I had not been feeling overly great for a couple days, just over tired and not normal. It was getting close to my cycle time so I figured it was just that. Well on the day my cycle was suppose to start, nothing happened. I thought about waiting a couple more days before I worried to much but I needed to go to the store anyway so I grabbed a test.
I told myself I was being silly, there was no way that it would come up positive. Right away I noticed a faint line, I was shocked. I had bought a two test packet and planned one using it in the morning, I caved and used it a couple hours later. Another faint line came up. After I got the kids in bed, I ran back out to the store. I needed to grab a couple things I forgot anyway, so it was a good excuse to grab a different test, I grabbed a digital for morning as well. I took the test when I got home and it came up clearly positive. There was no denying it, I was pregnant.

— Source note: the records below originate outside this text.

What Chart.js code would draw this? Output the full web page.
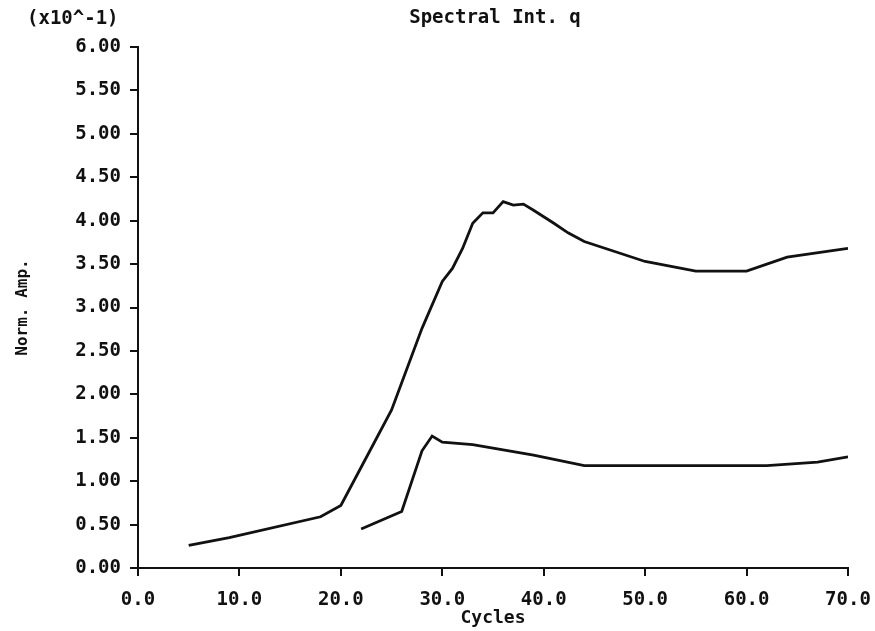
<!DOCTYPE html>
<html>
<head>
<meta charset="utf-8">
<script src="https://cdn.jsdelivr.net/npm/chart.js@4.4.1/dist/chart.umd.min.js"></script>
<style>
  html, body { margin: 0; padding: 0; background: #fff; }
  #wrap { width: 875px; height: 631px; }
</style>
</head>
<body>
<div id="wrap"><canvas id="chart"></canvas></div>
<script>
const upperCycles = [5, 9, 18, 20, 22, 25, 28, 30, 31, 32, 33, 34, 35, 36, 37, 38, 39, 41, 42.4, 44, 50, 55, 60, 64, 70];
const upperAmp = [0.26, 0.35, 0.59, 0.72, 1.16, 1.82, 2.76, 3.30, 3.45, 3.68, 3.97, 4.09, 4.09, 4.22, 4.18, 4.19, 4.12, 3.97, 3.86, 3.76, 3.53, 3.42, 3.42, 3.58, 3.68];

const lowerCycles = [22, 26, 28, 29, 30, 33, 36, 39, 44, 50, 60, 62, 67, 70];
const lowerAmp = [0.45, 0.65, 1.35, 1.52, 1.45, 1.42, 1.36, 1.30, 1.18, 1.18, 1.18, 1.18, 1.22, 1.28];

const toPoints = (xs, ys) => xs.map((x, i) => ({ x, y: ys[i] }));

const plotFont = "DejaVu Sans Mono";
const ink = "#111";

const headerText = {
    id: "headerText",
    afterDraw(chart) {
        const { ctx, chartArea } = chart;
        ctx.save();
        ctx.fillStyle = ink;
        ctx.textBaseline = "middle";
        ctx.font = `bold 19px "${plotFont}"`;
        ctx.textAlign = "center";
        ctx.fillText("Spectral Int. q", (chartArea.left + chartArea.right) / 2 + 2, 18);
        ctx.textAlign = "left";
        ctx.fillText("(x10^-1)", 27, 19);
        ctx.restore();
    }
};

new Chart(document.getElementById("chart"), {
    type: "line",
    data: {
        datasets: [
            {
                label: "upper",
                data: toPoints(upperCycles, upperAmp),
                borderColor: ink,
                borderWidth: 2.8,
                pointRadius: 0,
                tension: 0
            },
            {
                label: "lower",
                data: toPoints(lowerCycles, lowerAmp),
                borderColor: ink,
                borderWidth: 2.8,
                pointRadius: 0,
                tension: 0
            }
        ]
    },
    options: {
        responsive: true,
        maintainAspectRatio: false,
        animation: false,
        layout: { padding: { top: 47, right: 27, bottom: 0, left: 0 } },
        plugins: {
            legend: { display: false },
            tooltip: { enabled: false }
        },
        scales: {
            x: {
                type: "linear",
                min: 0,
                max: 70,
                afterFit: scale => {
                    scale.height = 63;
                    scale.paddingLeft = 0;
                    scale.paddingRight = 0;
                },
                border: { color: ink, width: 2 },
                grid: { drawOnChartArea: false, drawTicks: true, tickLength: 8, color: ink, lineWidth: 2 },
                ticks: {
                    stepSize: 10,
                    padding: 13,
                    color: ink,
                    font: { family: plotFont, size: 19, weight: "bold" },
                    maxRotation: 0,
                    callback: value => value.toFixed(1)
                },
                title: {
                    display: true,
                    text: "Cycles",
                    color: ink,
                    font: { family: plotFont, size: 18, weight: "bold" },
                    padding: { top: -10, bottom: 2 }
                }
            },
            y: {
                min: 0,
                max: 6,
                afterFit: scale => { scale.width = 138; },
                border: { color: ink, width: 2 },
                grid: { drawOnChartArea: false, drawTicks: true, tickLength: 8, color: ink, lineWidth: 2 },
                ticks: {
                    stepSize: 0.5,
                    padding: 9,
                    color: ink,
                    font: { family: plotFont, size: 19, weight: "bold" },
                    callback: value => value.toFixed(2)
                },
                title: {
                    display: true,
                    text: "Norm. Amp.",
                    color: ink,
                    font: { family: plotFont, size: 16, weight: "bold" },
                    padding: { top: 13, bottom: 0 }
                }
            }
        }
    },
    plugins: [headerText]
});
</script>
</body>
</html>
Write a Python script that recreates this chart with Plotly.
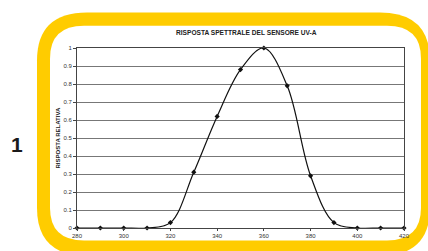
import plotly.graph_objects as go

# Data
wavelength = [280, 290, 300, 310, 320, 330, 340, 350, 360, 370, 380, 390, 400, 410, 420]
response = [0, 0, 0, 0, 0.03, 0.31, 0.62, 0.88, 1.0, 0.79, 0.29, 0.03, 0, 0, 0]
x_ticks = [280, 300, 320, 340, 360, 380, 400, 420]
y_ticks = [0, 0.1, 0.2, 0.3, 0.4, 0.5, 0.6, 0.7, 0.8, 0.9, 1]
y_tick_labels = ["0", "0.1", "0.2", "0.3", "0.4", "0.5", "0.6", "0.7", "0.8", "0.9", "1"]
title_text = "RISPOSTA SPETTRALE DEL SENSORE UV-A"
y_title = "RISPOSTA RELATIVA"

W, H = 428, 251
ML, MR, MT, MB = 77, 24, 48, 16
PW, PH = W - ML - MR, H - MT - MB


def px(x):
    return (x - ML) / PW


def py(y):
    return (H - MB - y) / PH


def rounded_rect(x0, y0, x1, y1, r):
    pts = []
    pts.append(f"M {px(x0 + r)},{py(y0)}")
    pts.append(f"L {px(x1 - r)},{py(y0)}")
    pts.append(f"Q {px(x1)},{py(y0)} {px(x1)},{py(y0 + r)}")
    pts.append(f"L {px(x1)},{py(y1 - r)}")
    pts.append(f"Q {px(x1)},{py(y1)} {px(x1 - r)},{py(y1)}")
    pts.append(f"L {px(x0 + r)},{py(y1)}")
    pts.append(f"Q {px(x0)},{py(y1)} {px(x0)},{py(y1 - r)}")
    pts.append(f"L {px(x0)},{py(y0 + r)}")
    pts.append(f"Q {px(x0)},{py(y0)} {px(x0 + r)},{py(y0)}")
    pts.append("Z")
    return " ".join(pts)


fig = go.Figure()
fig.add_trace(go.Scatter(
    x=wavelength, y=response,
    mode="lines+markers",
    line=dict(color="#111111", width=1.2, shape="spline", smoothing=1.0),
    marker=dict(color="#111111", size=4, symbol="diamond"),
    cliponaxis=False,
    showlegend=False,
))

shapes = [
    dict(type="path", xref="paper", yref="paper", layer="below",
         path=rounded_rect(37, 11, 430, 264, 50),
         fillcolor="#FFCC00", line=dict(width=0)),
    dict(type="path", xref="paper", yref="paper", layer="below",
         path=rounded_rect(50, 25, 421, 248, 34),
         fillcolor="#FFFFFF", line=dict(width=0)),
]

fig.update_layout(
    width=W, height=H,
    margin=dict(l=ML, r=MR, t=MT, b=MB),
    paper_bgcolor="white",
    plot_bgcolor="rgba(0,0,0,0)",
    shapes=shapes,
    font=dict(family="Liberation Sans, Arial, sans-serif", color="#222222"),
    xaxis=dict(
        range=[280, 420], tickvals=x_ticks, ticktext=[str(v) for v in x_ticks],
        showgrid=False, zeroline=False,
        showline=True, linecolor="#444444", linewidth=1, mirror=True,
        ticks="outside", ticklen=2, tickcolor="#444444",
        tickfont=dict(size=6, color="#333333"),
    ),
    yaxis=dict(
        range=[0, 1], tickvals=y_ticks, ticktext=y_tick_labels,
        showgrid=True, gridcolor="#777777", gridwidth=1, zeroline=False,
        showline=True, linecolor="#444444", linewidth=1, mirror=True,
        ticks="outside", ticklen=3, tickcolor="#444444",
        tickfont=dict(size=6, color="#333333"),
    ),
    annotations=[
        dict(text="<b>" + title_text + "</b>", xref="paper", yref="paper",
             x=px(247), y=py(32), xanchor="center", yanchor="middle",
             showarrow=False, font=dict(size=6.6, color="#222222")),
        dict(text="<b>" + y_title + "</b>", xref="paper", yref="paper",
             x=px(58), y=py(142), xanchor="center", yanchor="middle",
             textangle=-90, showarrow=False, font=dict(size=6, color="#222222")),
        dict(text="<b>1</b>", xref="paper", yref="paper",
             x=px(17), y=py(148), xanchor="center", yanchor="middle",
             showarrow=False, font=dict(size=21, color="#1a1a1a")),
    ],
)

fig.write_html(
    "out.html",
    config={"displayModeBar": False},
    post_script="document.body.style.margin='0';document.body.style.overflow='hidden';",
)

I debated on telling my husband right away or waiting a bit. I finally decided to get a sleeper out that we had used for all the kids and wrap the test in it. I called him into our room and handed it to him. He was speechless. We were not expecting this in the least.
The next morning I took my digital and it of course came up pregnant. The shock was still very much there but it was sinking in for me. I found a female OB right away, got my first appointment scheduled and we have decided to wait to reveal this to our friends and family until after I hit the twelve week mark. We are planning a clever way of revealing and I do not want to tell my kids before I have heard the heart beat. I know they would be devastated if I lost this baby and I think it is better just to wait for now.
So much for our plan but I know that all babies are a blessing. Our little surprise will be very loved.